Dataset excerpt =>
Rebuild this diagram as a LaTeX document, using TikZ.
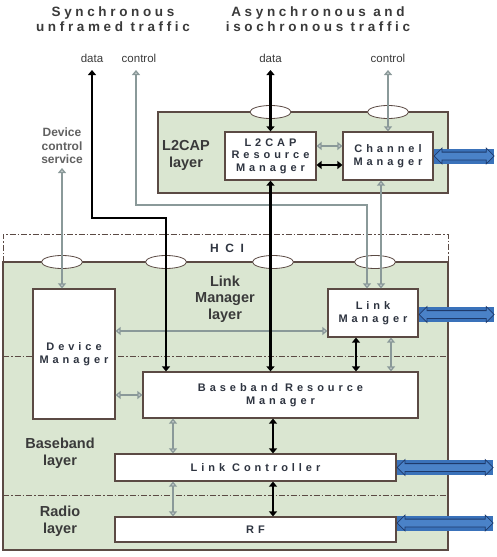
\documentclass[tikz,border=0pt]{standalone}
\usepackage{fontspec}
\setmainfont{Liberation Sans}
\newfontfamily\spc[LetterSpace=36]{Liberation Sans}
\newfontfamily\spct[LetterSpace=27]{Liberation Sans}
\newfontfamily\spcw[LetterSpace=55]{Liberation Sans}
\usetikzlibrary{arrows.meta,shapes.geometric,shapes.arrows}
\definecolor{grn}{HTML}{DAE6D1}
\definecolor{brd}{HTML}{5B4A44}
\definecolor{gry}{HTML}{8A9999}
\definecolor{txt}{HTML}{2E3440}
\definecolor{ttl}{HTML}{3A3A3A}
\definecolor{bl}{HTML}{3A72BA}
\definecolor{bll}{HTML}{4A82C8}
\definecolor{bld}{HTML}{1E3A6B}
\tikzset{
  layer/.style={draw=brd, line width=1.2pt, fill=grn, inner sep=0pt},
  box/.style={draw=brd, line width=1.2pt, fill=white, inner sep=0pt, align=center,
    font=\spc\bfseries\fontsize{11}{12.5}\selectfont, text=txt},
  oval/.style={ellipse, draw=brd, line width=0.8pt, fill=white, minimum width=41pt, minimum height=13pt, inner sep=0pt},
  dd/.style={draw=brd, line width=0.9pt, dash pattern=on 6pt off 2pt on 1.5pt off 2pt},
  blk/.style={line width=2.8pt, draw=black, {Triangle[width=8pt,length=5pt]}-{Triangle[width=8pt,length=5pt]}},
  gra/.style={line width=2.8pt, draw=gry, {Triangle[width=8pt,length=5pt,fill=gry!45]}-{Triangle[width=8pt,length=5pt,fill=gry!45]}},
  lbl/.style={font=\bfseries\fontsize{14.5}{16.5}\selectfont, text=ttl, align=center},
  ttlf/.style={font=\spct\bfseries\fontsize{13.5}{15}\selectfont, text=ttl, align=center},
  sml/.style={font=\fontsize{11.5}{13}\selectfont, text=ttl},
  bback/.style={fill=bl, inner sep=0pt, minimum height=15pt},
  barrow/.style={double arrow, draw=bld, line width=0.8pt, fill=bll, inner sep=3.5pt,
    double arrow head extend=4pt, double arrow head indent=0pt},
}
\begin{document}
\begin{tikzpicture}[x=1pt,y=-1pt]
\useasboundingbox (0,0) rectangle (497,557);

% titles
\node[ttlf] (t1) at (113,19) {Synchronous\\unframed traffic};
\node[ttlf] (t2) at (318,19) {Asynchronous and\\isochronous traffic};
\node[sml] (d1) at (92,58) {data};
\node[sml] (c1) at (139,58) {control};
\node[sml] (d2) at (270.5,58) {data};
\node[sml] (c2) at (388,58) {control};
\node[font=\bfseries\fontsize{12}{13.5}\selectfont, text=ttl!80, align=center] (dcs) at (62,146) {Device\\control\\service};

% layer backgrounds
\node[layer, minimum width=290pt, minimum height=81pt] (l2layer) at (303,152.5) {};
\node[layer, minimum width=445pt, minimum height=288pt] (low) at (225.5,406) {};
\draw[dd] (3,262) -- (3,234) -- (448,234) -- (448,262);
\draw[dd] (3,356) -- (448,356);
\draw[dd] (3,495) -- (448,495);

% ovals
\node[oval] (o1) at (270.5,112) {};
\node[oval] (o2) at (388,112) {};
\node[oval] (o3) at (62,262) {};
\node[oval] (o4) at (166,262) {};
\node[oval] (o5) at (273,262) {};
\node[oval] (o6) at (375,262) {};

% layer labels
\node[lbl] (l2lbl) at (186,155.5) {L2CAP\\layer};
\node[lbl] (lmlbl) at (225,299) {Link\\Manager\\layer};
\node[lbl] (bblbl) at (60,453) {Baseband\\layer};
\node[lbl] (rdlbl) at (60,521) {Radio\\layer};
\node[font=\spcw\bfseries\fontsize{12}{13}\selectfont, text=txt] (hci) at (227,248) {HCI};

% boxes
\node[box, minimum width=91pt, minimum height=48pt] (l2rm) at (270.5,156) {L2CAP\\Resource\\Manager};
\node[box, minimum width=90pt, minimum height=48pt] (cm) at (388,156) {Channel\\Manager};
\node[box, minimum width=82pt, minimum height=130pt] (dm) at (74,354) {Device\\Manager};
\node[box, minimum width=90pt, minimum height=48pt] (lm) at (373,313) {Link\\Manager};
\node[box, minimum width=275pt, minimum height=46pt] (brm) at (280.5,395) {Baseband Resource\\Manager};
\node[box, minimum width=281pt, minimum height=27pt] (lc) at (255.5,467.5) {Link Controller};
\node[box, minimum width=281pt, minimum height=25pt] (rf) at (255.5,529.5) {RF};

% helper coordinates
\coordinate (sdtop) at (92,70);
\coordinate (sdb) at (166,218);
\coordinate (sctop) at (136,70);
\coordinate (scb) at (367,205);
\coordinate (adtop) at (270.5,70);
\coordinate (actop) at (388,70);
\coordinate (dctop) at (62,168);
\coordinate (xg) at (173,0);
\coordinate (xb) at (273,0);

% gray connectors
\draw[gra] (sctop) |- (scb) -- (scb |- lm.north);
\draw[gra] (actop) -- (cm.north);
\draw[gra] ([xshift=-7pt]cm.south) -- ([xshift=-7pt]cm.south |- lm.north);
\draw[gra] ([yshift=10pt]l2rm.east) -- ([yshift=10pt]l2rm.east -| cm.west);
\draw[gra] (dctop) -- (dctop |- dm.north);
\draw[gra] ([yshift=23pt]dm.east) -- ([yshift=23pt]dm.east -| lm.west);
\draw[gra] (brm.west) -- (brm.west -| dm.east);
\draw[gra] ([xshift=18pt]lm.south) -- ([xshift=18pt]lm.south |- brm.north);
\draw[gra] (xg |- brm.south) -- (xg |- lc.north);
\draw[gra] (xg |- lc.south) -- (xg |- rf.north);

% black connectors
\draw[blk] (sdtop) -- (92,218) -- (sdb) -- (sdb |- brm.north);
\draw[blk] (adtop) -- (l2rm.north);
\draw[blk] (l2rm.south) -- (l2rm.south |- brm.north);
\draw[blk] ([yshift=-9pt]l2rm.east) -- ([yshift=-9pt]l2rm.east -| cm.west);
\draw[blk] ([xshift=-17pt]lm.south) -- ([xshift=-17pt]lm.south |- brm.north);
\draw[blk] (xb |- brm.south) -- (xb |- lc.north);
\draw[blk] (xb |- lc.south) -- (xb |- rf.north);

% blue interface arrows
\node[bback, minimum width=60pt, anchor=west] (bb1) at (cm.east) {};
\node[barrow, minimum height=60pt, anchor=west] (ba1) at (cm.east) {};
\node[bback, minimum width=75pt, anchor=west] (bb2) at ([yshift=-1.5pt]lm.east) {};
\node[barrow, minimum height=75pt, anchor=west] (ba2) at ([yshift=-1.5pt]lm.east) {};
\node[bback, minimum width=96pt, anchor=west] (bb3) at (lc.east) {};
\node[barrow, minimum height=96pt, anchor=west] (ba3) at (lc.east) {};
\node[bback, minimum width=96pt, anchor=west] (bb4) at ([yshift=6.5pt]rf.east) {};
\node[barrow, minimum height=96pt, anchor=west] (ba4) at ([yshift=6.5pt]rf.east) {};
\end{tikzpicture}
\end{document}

Exercise directions => Skip every picture and transcribe the data above exactly.

Exercise solution =>
Rebuild this diagram as a LaTeX document, using TikZ.
\documentclass[tikz,border=0pt]{standalone}
\usepackage{fontspec}
\setmainfont{Liberation Sans}
\newfontfamily\spc[LetterSpace=36]{Liberation Sans}
\newfontfamily\spct[LetterSpace=27]{Liberation Sans}
\newfontfamily\spcw[LetterSpace=55]{Liberation Sans}
\usetikzlibrary{arrows.meta,shapes.geometric,shapes.arrows}
\definecolor{grn}{HTML}{DAE6D1}
\definecolor{brd}{HTML}{5B4A44}
\definecolor{gry}{HTML}{8A9999}
\definecolor{txt}{HTML}{2E3440}
\definecolor{ttl}{HTML}{3A3A3A}
\definecolor{bl}{HTML}{3A72BA}
\definecolor{bll}{HTML}{4A82C8}
\definecolor{bld}{HTML}{1E3A6B}
\tikzset{
  layer/.style={draw=brd, line width=1.2pt, fill=grn, inner sep=0pt},
  box/.style={draw=brd, line width=1.2pt, fill=white, inner sep=0pt, align=center,
    font=\spc\bfseries\fontsize{11}{12.5}\selectfont, text=txt},
  oval/.style={ellipse, draw=brd, line width=0.8pt, fill=white, minimum width=41pt, minimum height=13pt, inner sep=0pt},
  dd/.style={draw=brd, line width=0.9pt, dash pattern=on 6pt off 2pt on 1.5pt off 2pt},
  blk/.style={line width=2.8pt, draw=black, {Triangle[width=8pt,length=5pt]}-{Triangle[width=8pt,length=5pt]}},
  gra/.style={line width=2.8pt, draw=gry, {Triangle[width=8pt,length=5pt,fill=gry!45]}-{Triangle[width=8pt,length=5pt,fill=gry!45]}},
  lbl/.style={font=\bfseries\fontsize{14.5}{16.5}\selectfont, text=ttl, align=center},
  ttlf/.style={font=\spct\bfseries\fontsize{13.5}{15}\selectfont, text=ttl, align=center},
  sml/.style={font=\fontsize{11.5}{13}\selectfont, text=ttl},
  bback/.style={fill=bl, inner sep=0pt, minimum height=15pt},
  barrow/.style={double arrow, draw=bld, line width=0.8pt, fill=bll, inner sep=3.5pt,
    double arrow head extend=4pt, double arrow head indent=0pt},
}
\begin{document}
\begin{tikzpicture}[x=1pt,y=-1pt]
\useasboundingbox (0,0) rectangle (497,557);

% titles
\node[ttlf] (t1) at (113,19) {Synchronous\\unframed traffic};
\node[ttlf] (t2) at (318,19) {Asynchronous and\\isochronous traffic};
\node[sml] (d1) at (92,58) {data};
\node[sml] (c1) at (139,58) {control};
\node[sml] (d2) at (270.5,58) {data};
\node[sml] (c2) at (388,58) {control};
\node[font=\bfseries\fontsize{12}{13.5}\selectfont, text=ttl!80, align=center] (dcs) at (62,146) {Device\\control\\service};

% layer backgrounds
\node[layer, minimum width=290pt, minimum height=81pt] (l2layer) at (303,152.5) {};
\node[layer, minimum width=445pt, minimum height=288pt] (low) at (225.5,406) {};
\draw[dd] (3,262) -- (3,234) -- (448,234) -- (448,262);
\draw[dd] (3,356) -- (448,356);
\draw[dd] (3,495) -- (448,495);

% ovals
\node[oval] (o1) at (270.5,112) {};
\node[oval] (o2) at (388,112) {};
\node[oval] (o3) at (62,262) {};
\node[oval] (o4) at (166,262) {};
\node[oval] (o5) at (273,262) {};
\node[oval] (o6) at (375,262) {};

% layer labels
\node[lbl] (l2lbl) at (186,155.5) {L2CAP\\layer};
\node[lbl] (lmlbl) at (225,299) {Link\\Manager\\layer};
\node[lbl] (bblbl) at (60,453) {Baseband\\layer};
\node[lbl] (rdlbl) at (60,521) {Radio\\layer};
\node[font=\spcw\bfseries\fontsize{12}{13}\selectfont, text=txt] (hci) at (227,248) {HCI};

% boxes
\node[box, minimum width=91pt, minimum height=48pt] (l2rm) at (270.5,156) {L2CAP\\Resource\\Manager};
\node[box, minimum width=90pt, minimum height=48pt] (cm) at (388,156) {Channel\\Manager};
\node[box, minimum width=82pt, minimum height=130pt] (dm) at (74,354) {Device\\Manager};
\node[box, minimum width=90pt, minimum height=48pt] (lm) at (373,313) {Link\\Manager};
\node[box, minimum width=275pt, minimum height=46pt] (brm) at (280.5,395) {Baseband Resource\\Manager};
\node[box, minimum width=281pt, minimum height=27pt] (lc) at (255.5,467.5) {Link Controller};
\node[box, minimum width=281pt, minimum height=25pt] (rf) at (255.5,529.5) {RF};

% helper coordinates
\coordinate (sdtop) at (92,70);
\coordinate (sdb) at (166,218);
\coordinate (sctop) at (136,70);
\coordinate (scb) at (367,205);
\coordinate (adtop) at (270.5,70);
\coordinate (actop) at (388,70);
\coordinate (dctop) at (62,168);
\coordinate (xg) at (173,0);
\coordinate (xb) at (273,0);

% gray connectors
\draw[gra] (sctop) |- (scb) -- (scb |- lm.north);
\draw[gra] (actop) -- (cm.north);
\draw[gra] ([xshift=-7pt]cm.south) -- ([xshift=-7pt]cm.south |- lm.north);
\draw[gra] ([yshift=10pt]l2rm.east) -- ([yshift=10pt]l2rm.east -| cm.west);
\draw[gra] (dctop) -- (dctop |- dm.north);
\draw[gra] ([yshift=23pt]dm.east) -- ([yshift=23pt]dm.east -| lm.west);
\draw[gra] (brm.west) -- (brm.west -| dm.east);
\draw[gra] ([xshift=18pt]lm.south) -- ([xshift=18pt]lm.south |- brm.north);
\draw[gra] (xg |- brm.south) -- (xg |- lc.north);
\draw[gra] (xg |- lc.south) -- (xg |- rf.north);

% black connectors
\draw[blk] (sdtop) -- (92,218) -- (sdb) -- (sdb |- brm.north);
\draw[blk] (adtop) -- (l2rm.north);
\draw[blk] (l2rm.south) -- (l2rm.south |- brm.north);
\draw[blk] ([yshift=-9pt]l2rm.east) -- ([yshift=-9pt]l2rm.east -| cm.west);
\draw[blk] ([xshift=-17pt]lm.south) -- ([xshift=-17pt]lm.south |- brm.north);
\draw[blk] (xb |- brm.south) -- (xb |- lc.north);
\draw[blk] (xb |- lc.south) -- (xb |- rf.north);

% blue interface arrows
\node[bback, minimum width=60pt, anchor=west] (bb1) at (cm.east) {};
\node[barrow, minimum height=60pt, anchor=west] (ba1) at (cm.east) {};
\node[bback, minimum width=75pt, anchor=west] (bb2) at ([yshift=-1.5pt]lm.east) {};
\node[barrow, minimum height=75pt, anchor=west] (ba2) at ([yshift=-1.5pt]lm.east) {};
\node[bback, minimum width=96pt, anchor=west] (bb3) at (lc.east) {};
\node[barrow, minimum height=96pt, anchor=west] (ba3) at (lc.east) {};
\node[bback, minimum width=96pt, anchor=west] (bb4) at ([yshift=6.5pt]rf.east) {};
\node[barrow, minimum height=96pt, anchor=west] (ba4) at ([yshift=6.5pt]rf.east) {};
\end{tikzpicture}
\end{document}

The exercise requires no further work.